Adds McDowell, also 36, “Or I’ll say, ‘Does the day end in y? Does the sun come up?’”
“For him,” says Worrell, “The answer is always ‘Of course we’re working out.’”
Not only is McDowell a sure thing when it comes to showing up to the 5:30 a.m. weekday Uncanny Fitness class, but so, too, are seven other men who show up to be part of a workout wolf pack that McDowell, along with Worrell, started in 2009.
Before they became the Warrior Eight, they were in a workout slump. The pair, who have known each other since age 10, played sports competitively in high school and college, but then fell away from weights and cardio.
Says McDowell, “You stop after you’ve been forced to work out for years.”
The change came one day when the two were at the beach in 2009.
“I told John he was getting fat, and he told me I was getting fat,” says McDowell.
And just like that, they joined the gym.
“Wilson was always the organizer for the workouts,” says Worrell, adding that they’d show up to the YMCA carrying books and notebooks to help guide them through exercises.
“When people saw that we were getting in really good shape, we would pick up folks,” says Worrell.
“We were doing things, like Olympic lifts, that not everybody was doing back then. People kept asking to work out with us because they said it looked fun,” adds McDowell.
Quickly the two became four, five, six and then eight.
“We were and are pretty open. If someone wants to get better at working out and we know that, we welcome them. It’s not exclusive. We just want to make sure you’re committed because that’s what keeps us excited,” says Worrell, a commercial real estate broker.
McDowell admits that the competition aspect kept the workouts fun. Fresh.
“I’m a competitive guy, and all of us are professionals and executives who yearn for that competitiveness,” says McDowell, managing director of a commercial real estate company.
Not only was McDowell organizing the workouts, he was also creating 12-week competitions and T-shirts for members of the group.
“I remember one year everybody had a quote on the back on their shirt. Mine read “I pick things up and put them down.'”
Then in February 2018, the McDowell and Worrell met Kuang Wei Huang.
Says McDowell, “I knew our routine had gotten stale. We needed to mix it up.”

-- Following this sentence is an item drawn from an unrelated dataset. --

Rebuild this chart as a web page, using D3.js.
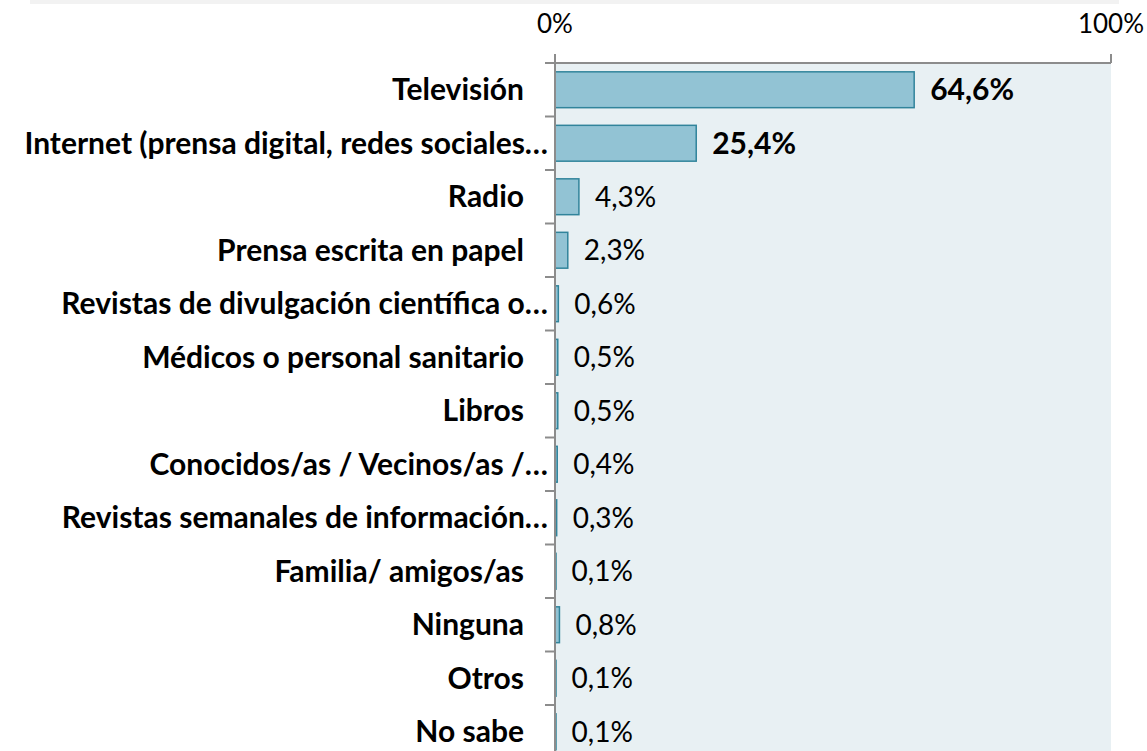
<!DOCTYPE html>
<html>
<head>
<style>
    body { margin: 0; background: #fff; }
    .cat { font-family: Lato, "Open Sans", sans-serif; font-weight: bold; font-size: 30px; fill: #000; }
    .val { font-family: Lato, "Open Sans", sans-serif; font-size: 28px; fill: #000; }
    .tick-lbl { font-family: Lato, "Open Sans", sans-serif; font-size: 26px; fill: #000; }
</style>
</head>
<body>
<svg id="container" width="1147" height="751"></svg>
<script src="https://d3js.org/d3.v7.min.js"></script>
<script>
    // data
    let categories = [
        "Televisión",
        "Internet (prensa digital, redes sociales…",
        "Radio",
        "Prensa escrita en papel",
        "Revistas de divulgación científica o…",
        "Médicos o personal sanitario",
        "Libros",
        "Conocidos/as / Vecinos/as /…",
        "Revistas semanales de información…",
        "Familia/ amigos/as",
        "Ninguna",
        "Otros",
        "No sabe"
    ];
    let values = [64.6, 25.4, 4.3, 2.3, 0.6, 0.5, 0.5, 0.4, 0.3, 0.1, 0.8, 0.1, 0.1];
    let boldValues = [true, true, false, false, false, false, false, false, false, false, false, false, false];
    let tickValues = [0, 100];

    let svg = d3.select("#container");

    // top grey strip
    svg.append("rect")
        .attr("x", 30).attr("y", 0)
        .attr("width", 1089).attr("height", 4)
        .attr("fill", "#f2f2f2");

    let xScale = d3.scaleLinear().domain([0, 100]).range([555, 1111]);
    let yScale = d3.scaleBand()
        .domain(categories)
        .range([63, 63 + 53.5 * categories.length])
        .paddingInner(0.33)
        .paddingOuter(0.165);

    // plot background
    svg.append("rect")
        .attr("x", xScale(0)).attr("y", 63)
        .attr("width", xScale(100) - xScale(0)).attr("height", 751 - 63)
        .attr("fill", "#e8f0f3");

    // bars
    svg.selectAll(".bar")
        .data(values)
        .enter()
        .append("rect")
        .attr("class", "bar")
        .attr("x", xScale(0))
        .attr("y", (d, i) => yScale(categories[i]))
        .attr("width", (d) => Math.max(xScale(d) - xScale(0), 1))
        .attr("height", yScale.bandwidth())
        .attr("fill", "#92c3d4")
        .attr("stroke", "#31849b")
        .attr("stroke-width", 1.5);

    // value labels
    svg.selectAll(".val")
        .data(values)
        .enter()
        .append("text")
        .attr("class", "val")
        .attr("x", (d) => xScale(d) + 16)
        .attr("y", (d, i) => yScale(categories[i]) + yScale.bandwidth() / 2)
        .attr("dy", "0.35em")
        .style("font-weight", (d, i) => boldValues[i] ? "bold" : "normal")
        .style("font-size", (d, i) => boldValues[i] ? "30px" : "28px")
        .text((d) => d.toFixed(1).replace(".", ",") + "%");

    // category axis (left), ticks between bands
    let step = yScale.step();
    let yAxis = svg.append("g");
    yAxis.append("line")
        .attr("x1", xScale(0)).attr("x2", xScale(0))
        .attr("y1", 55).attr("y2", 751)
        .attr("stroke", "#8c8c8c").attr("stroke-width", 2);
    yAxis.selectAll(".ytick")
        .data(d3.range(categories.length + 1))
        .enter()
        .append("line")
        .attr("x1", xScale(0) - 10).attr("x2", xScale(0))
        .attr("y1", (i) => 63 + i * step).attr("y2", (i) => 63 + i * step)
        .attr("stroke", "#8c8c8c").attr("stroke-width", 2);

    // category labels
    svg.selectAll(".cat")
        .data(categories)
        .enter()
        .append("text")
        .attr("class", "cat")
        .attr("x", (d) => d.endsWith("…") ? 548 : 524)
        .attr("y", (d) => yScale(d) + yScale.bandwidth() / 2)
        .attr("dy", "0.35em")
        .attr("text-anchor", "end")
        .text((d) => d);

    // value axis (top)
    let xAxis = svg.append("g");
    xAxis.append("line")
        .attr("x1", xScale(0) - 2).attr("x2", xScale(100))
        .attr("y1", 63).attr("y2", 63)
        .attr("stroke", "#8c8c8c").attr("stroke-width", 2);
    xAxis.selectAll(".xtick")
        .data(tickValues)
        .enter()
        .append("line")
        .attr("x1", (d) => xScale(d)).attr("x2", (d) => xScale(d))
        .attr("y1", 54).attr("y2", 63)
        .attr("stroke", "#8c8c8c").attr("stroke-width", 2);
    xAxis.selectAll(".tick-lbl")
        .data(tickValues)
        .enter()
        .append("text")
        .attr("class", "tick-lbl")
        .attr("x", (d) => xScale(d))
        .attr("y", 24)
        .attr("dy", "0.35em")
        .attr("text-anchor", "middle")
        .text((d) => d + "%");
</script>
</body>
</html>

He’d been sourcing workouts from the pages of Men’s Health magazine and online articles about Fitness, but figured it was time to make a change. McDowell and Worrell knew right away that they were ready to make the switch to Uncanny.
So why did the rest of the crew come too?
“Peer pressure,” laughs McDowell. “Really though, after we left, a couple guys told us that it was boring and they asked if we would come back. We told them they need to come over here.”
And they did.
Now, they’re all regulars at the 5:30 a.m. class, and they keep in touch via a WhatsApp group chat.
“If we don’t hear from someone for a while, we give them sh*t for not showing up,” says McDowell.
Adds Worrell, “Or we introduce ourselves the next time we do see them at the gym.”
Which is all just part of the group’s sense of humor. For them, working out is guy time, and they all like to prod each other.
McDowell tells the story of a time when he and Worrell, along with their crew, were working out at the Y. Worrell was on the other side of the gym, and noticed that McDowell was spotting someone who was bench-pressing the bar with 5-pound weights on each side.
McDowell says of Worrell, “He yelled across the room, ‘Wilson, Jamie forgot to put weights on the bar. You might want to show him how to do that.’”
The laughter is part of what keeps the workouts fun, and the crew committed.
After all, says McDowell, “Everybody wants to be a part of something.”